The Iroquois helped invent lacrosse and, in a rare example of international recognition of American Indian sovereignty, they participate at every tournament as a separate nation. But they might not be at this year’s world championship tournament because of a dispute over the validity of their passports.
The 23 players have passports issued by the Iroquois Confederacy, a group of six Indian nations overseeing land that stretches from upstate New York into Ontario, Canada.
The U.S. government says it will only let players back into the country if they have U.S. passports, a team official said. The British government, meanwhile, won’t give the players visas if they cannot guarantee they’ll be allowed to go home, the official said.
Iroquois team members born within U.S. borders have been offered U.S. passports, but the players refuse to carry them, because they see the government-issued documents as an attack on their identity, said Tonya Gonnella Frichner, a member of the Onondaga Nation who works with the team.
“It’s about sovereignty, citizenship and self-identification,” Frichner said.
The Iroquois have used their own passports in the past, but State Department spokesman P.J. Crowley said the new dispute can be traced to the Western Hemisphere Travel Initiative, which went into effect last year. The new rules require, among other things, that Americans carry passports or high-tech documents to cross the country’s borders.
“Since they last traveled on their own passports, the requirements in terms of the kind of documents that are necessary to facilitate travel within and outside the hemisphere have changed,” Crowley said. “We are trying to help them get the appropriate travel documents so they can travel to this tournament.”
Tribes’ efforts to meet the new security requirements have been ongoing. A group of American Indian leaders requested funding from the Department of Homeland Security in 2009 to develop cards that would comply with the new rules, according to an agency document. Idaho’s Kootenai tribe and U.S. Customs and Border Protection agreed last year to develop the first enhanced tribal card acceptable under the new guidelines.
One Iroquois player, Brett Bucktooth, said he would rather miss the tournament than travel under a U.S. passport.
“That’s the people we are, and that’s our identity,” he said.
Bucktooth, 27, also spoke of his deep cultural and personal connection with lacrosse – first played by Iroquois and Huron, perhaps as early as 1,000 years ago.
“My father put a wooden lacrosse stick into my crib when I was a baby, and now that I have a son, I put a lacrosse stick into his crib,” he said. “In our culture, we all start playing lacrosse young.”
The Iroquois team is scheduled to play at the 2010 World Lacrosse Championship that starts Thursday in Manchester, England.
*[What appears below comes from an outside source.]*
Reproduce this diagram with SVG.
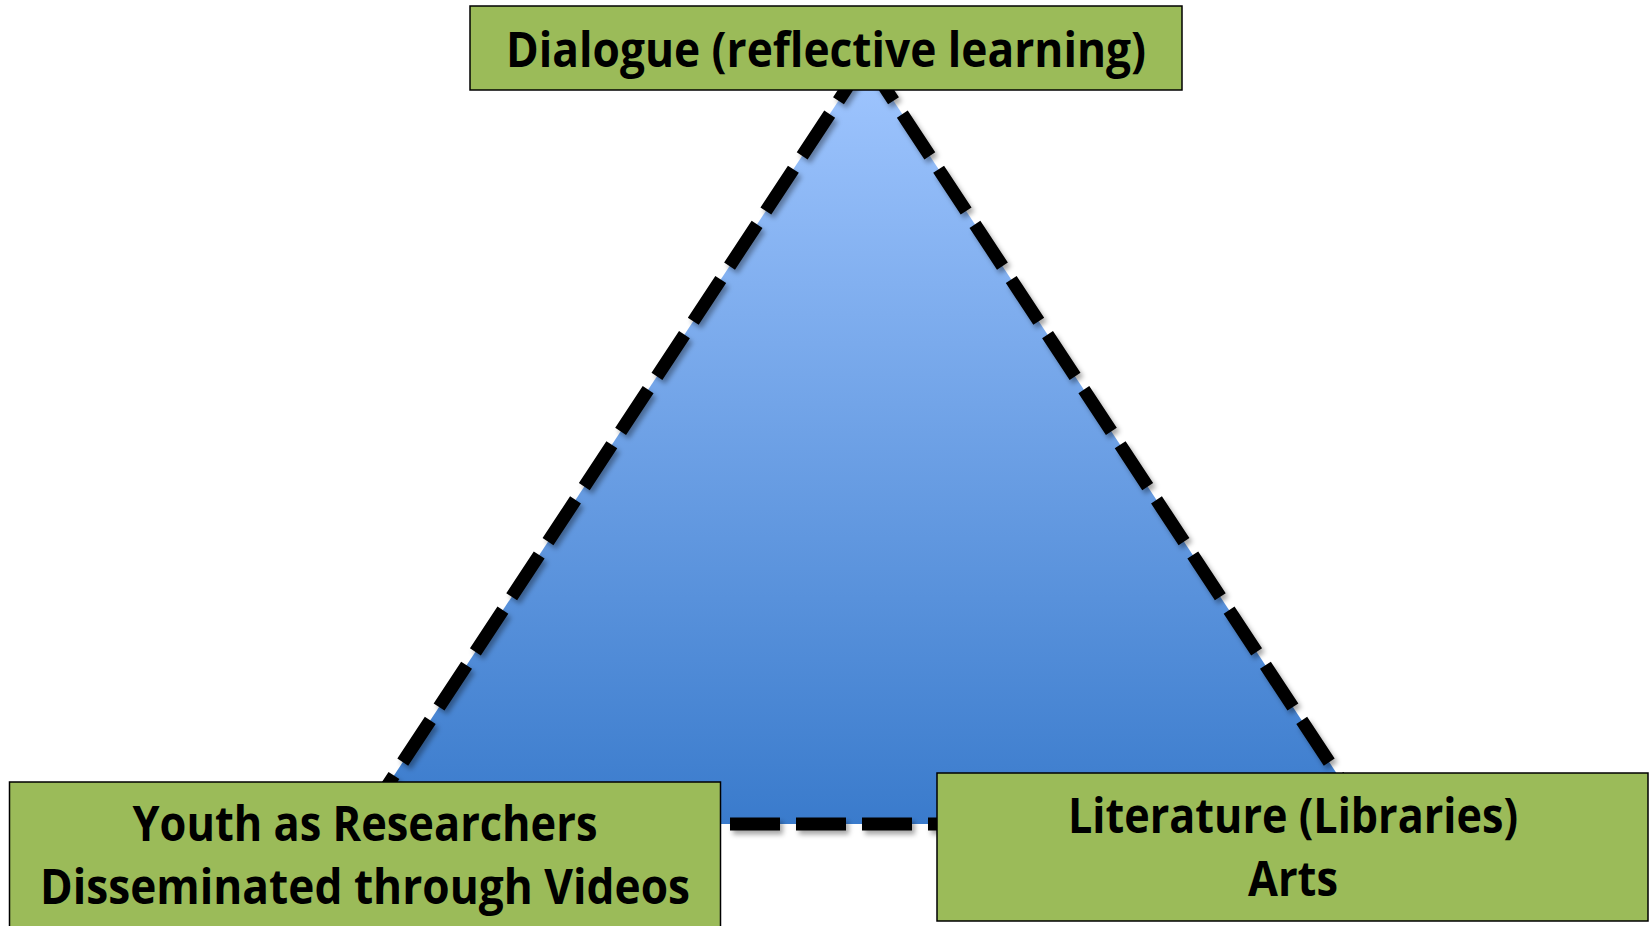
<svg xmlns="http://www.w3.org/2000/svg" width="1649" height="926" viewBox="0 0 1649 926">
<style>
.box{fill:#9BBB59;stroke:#000;stroke-width:1.5}
.lbl{font-family:"Open Sans","Liberation Sans",sans-serif;font-weight:bold;font-size:49px;fill:#000;text-anchor:middle}
.edge{fill:none;stroke:#000;stroke-width:13;stroke-dasharray:50 16;filter:url(#sh)}
</style>
<defs>
<linearGradient id="g" gradientUnits="userSpaceOnUse" x1="0" y1="59" x2="0" y2="823">
<stop offset="0" stop-color="#A0C6FF"/>
<stop offset="1" stop-color="#3A7BCC"/>
</linearGradient>
<filter id="sh" filterUnits="userSpaceOnUse" x="0" y="0" width="1649" height="926">
<feDropShadow dx="3" dy="4" stdDeviation="2.5" flood-color="#000" flood-opacity="0.35"/>
</filter>
</defs>
<polygon id="triangle" points="866,59 362,824 1370,824" fill="url(#g)"/>
<g id="connectors">
<line class="edge" x1="866" y1="59" x2="362" y2="824"/>
<line class="edge" x1="866" y1="59" x2="1370" y2="824"/>
<line class="edge" x1="730" y1="824" x2="1370" y2="824"/>
</g>
<g id="node-dialogue">
<rect class="box" x="470" y="6" width="712" height="84"/>
<text class="lbl" x="826" y="67" textLength="640" lengthAdjust="spacingAndGlyphs">Dialogue (reflective learning)</text>
</g>
<g id="node-youth">
<rect class="box" x="9.5" y="782" width="711" height="160"/>
<text class="lbl" x="365" y="841" textLength="465" lengthAdjust="spacingAndGlyphs">Youth as Researchers</text>
<text class="lbl" x="365" y="904" textLength="650" lengthAdjust="spacingAndGlyphs">Disseminated through Videos</text>
</g>
<g id="node-literature">
<rect class="box" x="937" y="773" width="711" height="148"/>
<text class="lbl" x="1293" y="833" textLength="450" lengthAdjust="spacingAndGlyphs">Literature (Libraries)</text>
<text class="lbl" x="1293" y="896" textLength="90" lengthAdjust="spacingAndGlyphs">Arts</text>
</g>
</svg>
In the past, U.S. immigration officials accepted the Iroquois passports when they obtained visas – including for trips to Britain in 1985 and 1994, and as recently as 2002 to Australia. The 2006 tournament was held in Canada.
Team officials went to the British Consulate in New York on Monday to reapply for the visas and plead their case, but were turned away. Later in the day, the English Lacrosse Association said in a statement it expected “the Iroquois will arrive on time for the opening ceremony and games.”